[Rows from a dataset of charts and code]
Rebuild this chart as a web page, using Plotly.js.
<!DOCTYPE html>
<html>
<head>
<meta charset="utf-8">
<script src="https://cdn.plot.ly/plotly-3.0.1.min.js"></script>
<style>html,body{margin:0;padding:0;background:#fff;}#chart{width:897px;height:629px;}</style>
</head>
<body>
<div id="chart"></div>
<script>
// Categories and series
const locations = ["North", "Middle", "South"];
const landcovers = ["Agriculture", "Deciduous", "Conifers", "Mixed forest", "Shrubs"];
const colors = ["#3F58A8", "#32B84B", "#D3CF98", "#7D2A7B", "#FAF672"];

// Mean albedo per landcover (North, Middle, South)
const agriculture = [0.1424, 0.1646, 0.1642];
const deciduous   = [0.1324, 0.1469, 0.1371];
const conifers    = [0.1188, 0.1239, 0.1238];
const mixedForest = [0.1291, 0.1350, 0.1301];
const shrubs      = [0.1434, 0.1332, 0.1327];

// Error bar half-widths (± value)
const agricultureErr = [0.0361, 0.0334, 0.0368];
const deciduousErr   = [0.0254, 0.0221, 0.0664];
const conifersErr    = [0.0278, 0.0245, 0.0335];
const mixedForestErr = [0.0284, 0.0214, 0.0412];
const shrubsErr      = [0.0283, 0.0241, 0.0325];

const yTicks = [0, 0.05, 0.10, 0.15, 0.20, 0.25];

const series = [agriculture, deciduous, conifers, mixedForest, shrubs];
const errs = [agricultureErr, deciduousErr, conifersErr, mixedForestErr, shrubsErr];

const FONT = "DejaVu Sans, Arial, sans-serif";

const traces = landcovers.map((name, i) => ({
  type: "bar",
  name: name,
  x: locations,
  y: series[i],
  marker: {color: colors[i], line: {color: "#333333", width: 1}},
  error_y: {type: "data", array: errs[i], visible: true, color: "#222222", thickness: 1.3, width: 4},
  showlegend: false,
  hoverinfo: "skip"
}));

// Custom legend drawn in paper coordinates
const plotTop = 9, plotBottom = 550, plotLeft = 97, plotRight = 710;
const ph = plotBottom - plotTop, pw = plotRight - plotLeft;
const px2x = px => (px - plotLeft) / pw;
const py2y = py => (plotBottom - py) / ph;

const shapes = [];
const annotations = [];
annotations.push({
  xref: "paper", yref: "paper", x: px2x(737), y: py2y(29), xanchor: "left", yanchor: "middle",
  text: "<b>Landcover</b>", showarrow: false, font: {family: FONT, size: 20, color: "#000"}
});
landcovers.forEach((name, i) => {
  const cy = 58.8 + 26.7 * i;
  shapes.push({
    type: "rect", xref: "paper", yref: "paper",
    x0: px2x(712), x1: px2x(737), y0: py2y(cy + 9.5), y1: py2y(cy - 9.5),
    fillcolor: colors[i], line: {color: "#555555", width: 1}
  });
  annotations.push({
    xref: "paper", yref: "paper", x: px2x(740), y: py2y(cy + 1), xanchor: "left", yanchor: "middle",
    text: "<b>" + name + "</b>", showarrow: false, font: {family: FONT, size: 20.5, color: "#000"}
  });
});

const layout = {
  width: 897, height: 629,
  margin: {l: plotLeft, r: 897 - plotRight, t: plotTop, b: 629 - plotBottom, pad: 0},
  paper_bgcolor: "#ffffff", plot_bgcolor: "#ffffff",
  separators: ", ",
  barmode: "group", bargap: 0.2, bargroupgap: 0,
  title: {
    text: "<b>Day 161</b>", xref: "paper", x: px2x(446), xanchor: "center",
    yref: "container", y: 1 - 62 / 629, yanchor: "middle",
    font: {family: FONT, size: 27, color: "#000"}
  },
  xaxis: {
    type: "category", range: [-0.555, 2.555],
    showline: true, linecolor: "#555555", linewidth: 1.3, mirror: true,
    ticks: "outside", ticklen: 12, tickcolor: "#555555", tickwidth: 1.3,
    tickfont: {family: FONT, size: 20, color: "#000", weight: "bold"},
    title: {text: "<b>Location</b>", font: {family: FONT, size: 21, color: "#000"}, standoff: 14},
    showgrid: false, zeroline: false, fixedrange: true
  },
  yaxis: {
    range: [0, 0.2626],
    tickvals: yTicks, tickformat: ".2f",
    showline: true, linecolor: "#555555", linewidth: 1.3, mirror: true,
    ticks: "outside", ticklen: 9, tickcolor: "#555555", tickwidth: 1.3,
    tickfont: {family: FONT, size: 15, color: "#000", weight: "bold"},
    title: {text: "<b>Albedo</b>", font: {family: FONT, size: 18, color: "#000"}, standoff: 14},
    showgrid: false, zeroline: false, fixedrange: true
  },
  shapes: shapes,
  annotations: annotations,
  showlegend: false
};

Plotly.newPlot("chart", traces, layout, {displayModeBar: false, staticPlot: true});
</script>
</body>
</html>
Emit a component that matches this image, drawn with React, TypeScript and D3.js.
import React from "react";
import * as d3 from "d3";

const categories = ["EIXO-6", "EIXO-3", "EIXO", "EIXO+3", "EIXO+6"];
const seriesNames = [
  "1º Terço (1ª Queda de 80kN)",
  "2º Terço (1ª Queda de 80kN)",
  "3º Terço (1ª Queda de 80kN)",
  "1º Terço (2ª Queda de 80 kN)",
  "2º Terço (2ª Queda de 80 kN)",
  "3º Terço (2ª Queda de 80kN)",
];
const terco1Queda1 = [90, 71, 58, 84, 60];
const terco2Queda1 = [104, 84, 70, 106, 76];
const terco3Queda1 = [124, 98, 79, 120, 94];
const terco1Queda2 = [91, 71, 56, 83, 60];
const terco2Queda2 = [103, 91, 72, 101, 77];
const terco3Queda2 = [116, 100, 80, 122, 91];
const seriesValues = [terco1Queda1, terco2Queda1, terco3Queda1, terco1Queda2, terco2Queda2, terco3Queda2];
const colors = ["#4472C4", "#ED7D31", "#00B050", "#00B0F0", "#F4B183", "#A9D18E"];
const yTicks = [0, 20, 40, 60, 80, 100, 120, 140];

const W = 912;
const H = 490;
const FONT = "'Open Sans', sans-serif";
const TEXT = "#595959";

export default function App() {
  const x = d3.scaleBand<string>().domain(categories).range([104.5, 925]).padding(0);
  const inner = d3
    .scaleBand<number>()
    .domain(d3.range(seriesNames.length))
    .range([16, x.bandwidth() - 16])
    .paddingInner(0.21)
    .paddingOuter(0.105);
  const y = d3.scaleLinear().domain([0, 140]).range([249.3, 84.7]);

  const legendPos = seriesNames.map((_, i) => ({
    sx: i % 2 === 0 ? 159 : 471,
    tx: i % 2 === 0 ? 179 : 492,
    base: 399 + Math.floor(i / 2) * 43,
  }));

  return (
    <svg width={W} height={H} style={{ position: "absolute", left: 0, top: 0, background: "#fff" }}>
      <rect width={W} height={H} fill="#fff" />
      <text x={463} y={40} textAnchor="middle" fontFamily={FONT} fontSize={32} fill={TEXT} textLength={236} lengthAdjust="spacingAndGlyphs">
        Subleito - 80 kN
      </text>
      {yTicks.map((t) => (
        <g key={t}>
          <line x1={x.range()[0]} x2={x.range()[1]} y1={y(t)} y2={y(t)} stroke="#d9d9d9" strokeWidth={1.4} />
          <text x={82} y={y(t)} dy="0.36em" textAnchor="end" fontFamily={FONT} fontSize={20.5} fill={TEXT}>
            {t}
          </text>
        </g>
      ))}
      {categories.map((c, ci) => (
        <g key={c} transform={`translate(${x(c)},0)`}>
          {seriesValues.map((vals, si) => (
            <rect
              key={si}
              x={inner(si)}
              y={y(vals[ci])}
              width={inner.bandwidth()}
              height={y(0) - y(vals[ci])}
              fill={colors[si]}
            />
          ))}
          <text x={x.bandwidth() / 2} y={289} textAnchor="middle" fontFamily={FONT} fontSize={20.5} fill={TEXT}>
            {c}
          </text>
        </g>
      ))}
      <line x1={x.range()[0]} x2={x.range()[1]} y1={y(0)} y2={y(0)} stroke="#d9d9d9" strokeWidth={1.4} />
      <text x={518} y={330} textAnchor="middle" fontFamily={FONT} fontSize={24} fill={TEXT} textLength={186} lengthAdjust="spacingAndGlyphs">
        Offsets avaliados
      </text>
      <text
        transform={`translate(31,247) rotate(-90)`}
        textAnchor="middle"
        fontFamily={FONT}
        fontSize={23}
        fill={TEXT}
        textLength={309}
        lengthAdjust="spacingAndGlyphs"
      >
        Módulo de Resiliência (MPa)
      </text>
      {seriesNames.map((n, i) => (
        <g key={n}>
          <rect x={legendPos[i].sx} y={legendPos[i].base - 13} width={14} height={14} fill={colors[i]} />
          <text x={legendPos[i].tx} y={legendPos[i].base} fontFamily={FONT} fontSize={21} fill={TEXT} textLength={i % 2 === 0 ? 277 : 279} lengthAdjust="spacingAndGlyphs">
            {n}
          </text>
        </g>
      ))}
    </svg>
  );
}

■ Exercise details
Out of the data above, set down the lines from the one with "Emit a component" to the one with "import * as", both included, exactly as written and with no additions.

■ Answer for the task
Emit a component that matches this image, drawn with React, TypeScript and D3.js.
import React from "react";
import * as d3 from "d3";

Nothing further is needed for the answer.